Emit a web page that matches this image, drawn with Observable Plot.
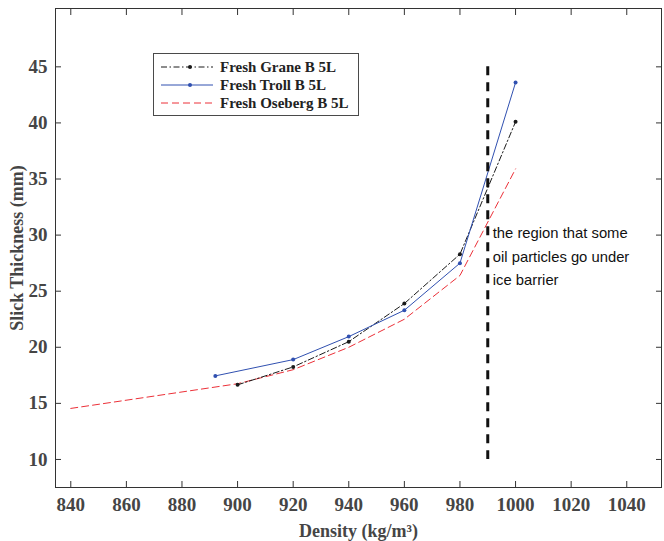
<!DOCTYPE html>
<html><head><meta charset="utf-8">
<script src="https://cdn.jsdelivr.net/npm/d3@7"></script>
<script src="https://cdn.jsdelivr.net/npm/@observablehq/plot@0.6"></script>
<style>
body{margin:0;background:#fff}
#wrap{position:relative;width:664px;height:541px}
#legend{position:absolute;left:153px;top:53px;width:206px;height:63px;border:1px solid #4a4a4a;background:#fff;box-sizing:border-box;font:bold 15px "Liberation Serif",serif;color:#222}
#legend .row{position:absolute;left:0;height:18px;line-height:18px;white-space:nowrap}
#legend svg{position:absolute;left:6px;top:0}
#legend span{position:absolute;left:66px;top:0}
</style></head><body><div id="wrap"></div>
<script>
// Data
const graneX = [900, 920, 940, 960, 980, 1000];
const graneY = [16.65, 18.25, 20.5, 23.9, 28.3, 40.1];
const trollX = [892, 920, 940, 960, 980, 1000];
const trollY = [17.45, 18.9, 20.95, 23.3, 27.5, 43.6];
const osebergX = [840, 900, 920, 940, 960, 980, 1000];
const osebergY = [14.55, 16.75, 18.0, 20.0, 22.5, 26.4, 35.9];
const seriesNames = ["Fresh Grane B 5L", "Fresh Troll B 5L", "Fresh Oseberg B 5L"];
const seriesColors = ["#1a1a1a", "#3050b0", "#ec3038"];
const seriesDash = ["6,2.5,1.5,2.5", null, "7,4"];
const xTicks = [840, 860, 880, 900, 920, 940, 960, 980, 1000, 1020, 1040];
const yTicks = [10, 15, 20, 25, 30, 35, 40, 45];
const regionX = 990;
const regionY = [10, 45];
const annotationLines = ["the region that some", "oil particles go under", "ice barrier"];
const annotationY = 28.3;

const toRows = (xs, ys) => xs.map((x, i) => ({x, y: ys[i]}));
const grane = toRows(graneX, graneY);
const troll = toRows(trollX, trollY);
const oseberg = toRows(osebergX, osebergY);

const blank = () => "";
const chart = Plot.plot({
  width: 664, height: 541,
  marginLeft: 55, marginRight: 3, marginTop: 8, marginBottom: 54,
  style: {fontFamily: "'Liberation Serif', serif", fontWeight: "bold", fontSize: "19px", color: "#454545", background: "#fff"},
  x: {domain: [834.5, 1052.5]},
  y: {domain: [7.5, 50.2]},
  marks: [
    Plot.axisX({anchor: "bottom", ticks: xTicks, tickSize: 0, tickPadding: 10, tickFormat: d => String(d), fontSize: 19,
      fill: "#454545", label: null}),
    Plot.axisX({anchor: "bottom", ticks: [], tickSize: 0, label: "Density (kg/m³)", labelAnchor: "center", labelArrow: "none",
      labelOffset: 49, fontSize: 18, fill: "#454545"}),
    Plot.axisX({anchor: "bottom", ticks: xTicks, tickSize: -6, tickFormat: blank, label: null, stroke: "#333"}),
    Plot.axisX({anchor: "top", ticks: xTicks, tickSize: -6, tickFormat: blank, label: null, stroke: "#333"}),
    Plot.axisY({anchor: "left", ticks: yTicks, tickSize: 0, tickPadding: 8, tickFormat: d => String(d), fontSize: 19,
      fill: "#454545", label: null}),
    Plot.axisY({anchor: "left", ticks: [], tickSize: 0, label: "Slick Thickness (mm)", labelAnchor: "center", labelArrow: "none",
      labelOffset: 45, fontSize: 18, fill: "#454545"}),
    Plot.axisY({anchor: "left", ticks: yTicks, tickSize: -6, tickFormat: blank, label: null, stroke: "#333"}),
    Plot.axisY({anchor: "right", ticks: yTicks, tickSize: -6, tickFormat: blank, label: null, stroke: "#333"}),
    Plot.frame({stroke: "#333", strokeWidth: 1}),
    Plot.line(oseberg, {x: "x", y: "y", stroke: seriesColors[2], strokeWidth: 1, strokeDasharray: seriesDash[2]}),
    Plot.line(grane, {x: "x", y: "y", stroke: seriesColors[0], strokeWidth: 1, strokeDasharray: seriesDash[0]}),
    Plot.dot(grane, {x: "x", y: "y", r: 2, fill: seriesColors[0], stroke: "none"}),
    Plot.line(troll, {x: "x", y: "y", stroke: seriesColors[1], strokeWidth: 1}),
    Plot.dot(troll, {x: "x", y: "y", r: 2, fill: seriesColors[1], stroke: "none"}),
    Plot.ruleX([regionX], {y1: regionY[1], y2: regionY[0], stroke: "#111", strokeWidth: 3, strokeDasharray: "9,7"}),
    Plot.text([annotationLines.join("\n")], {x: () => regionX, y: () => annotationY, dx: 5, text: d => d,
      textAnchor: "start", lineAnchor: "middle", lineHeight: 1.6, fontFamily: "'Liberation Sans', Arial, sans-serif",
      fontWeight: "normal", fontSize: 14.8, fill: "#111"})
  ]
});
const wrap = document.getElementById("wrap");
wrap.appendChild(chart);

// Legend
const legend = document.createElement("div");
legend.id = "legend";
seriesNames.forEach((name, i) => {
  const row = document.createElement("div");
  row.className = "row";
  row.style.top = (4 + i * 18.2) + "px";
  const dash = seriesDash[i] ? `stroke-dasharray="${seriesDash[i]}"` : "";
  const dot = i < 2 ? `<circle cx="30" cy="9" r="2" fill="${seriesColors[i]}"/>` : "";
  row.innerHTML = `<svg width="54" height="18"><line x1="1" x2="53" y1="9" y2="9" stroke="${seriesColors[i]}" stroke-width="1" ${dash}/>${dot}</svg><span>${name}</span>`;
  legend.appendChild(row);
});
wrap.appendChild(legend);
</script></body></html>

::::::

[Written task] Write down every line from the opening of the listing to the line with "const annotationY = 28.3;", both included, and nothing else; the pictures are omitted.

[Answer to the problem]
Emit a web page that matches this image, drawn with Observable Plot.
<!DOCTYPE html>
<html><head><meta charset="utf-8">
<script src="https://cdn.jsdelivr.net/npm/d3@7"></script>
<script src="https://cdn.jsdelivr.net/npm/@observablehq/plot@0.6"></script>
<style>
body{margin:0;background:#fff}
#wrap{position:relative;width:664px;height:541px}
#legend{position:absolute;left:153px;top:53px;width:206px;height:63px;border:1px solid #4a4a4a;background:#fff;box-sizing:border-box;font:bold 15px "Liberation Serif",serif;color:#222}
#legend .row{position:absolute;left:0;height:18px;line-height:18px;white-space:nowrap}
#legend svg{position:absolute;left:6px;top:0}
#legend span{position:absolute;left:66px;top:0}
</style></head><body><div id="wrap"></div>
<script>
// Data
const graneX = [900, 920, 940, 960, 980, 1000];
const graneY = [16.65, 18.25, 20.5, 23.9, 28.3, 40.1];
const trollX = [892, 920, 940, 960, 980, 1000];
const trollY = [17.45, 18.9, 20.95, 23.3, 27.5, 43.6];
const osebergX = [840, 900, 920, 940, 960, 980, 1000];
const osebergY = [14.55, 16.75, 18.0, 20.0, 22.5, 26.4, 35.9];
const seriesNames = ["Fresh Grane B 5L", "Fresh Troll B 5L", "Fresh Oseberg B 5L"];
const seriesColors = ["#1a1a1a", "#3050b0", "#ec3038"];
const seriesDash = ["6,2.5,1.5,2.5", null, "7,4"];
const xTicks = [840, 860, 880, 900, 920, 940, 960, 980, 1000, 1020, 1040];
const yTicks = [10, 15, 20, 25, 30, 35, 40, 45];
const regionX = 990;
const regionY = [10, 45];
const annotationLines = ["the region that some", "oil particles go under", "ice barrier"];
const annotationY = 28.3;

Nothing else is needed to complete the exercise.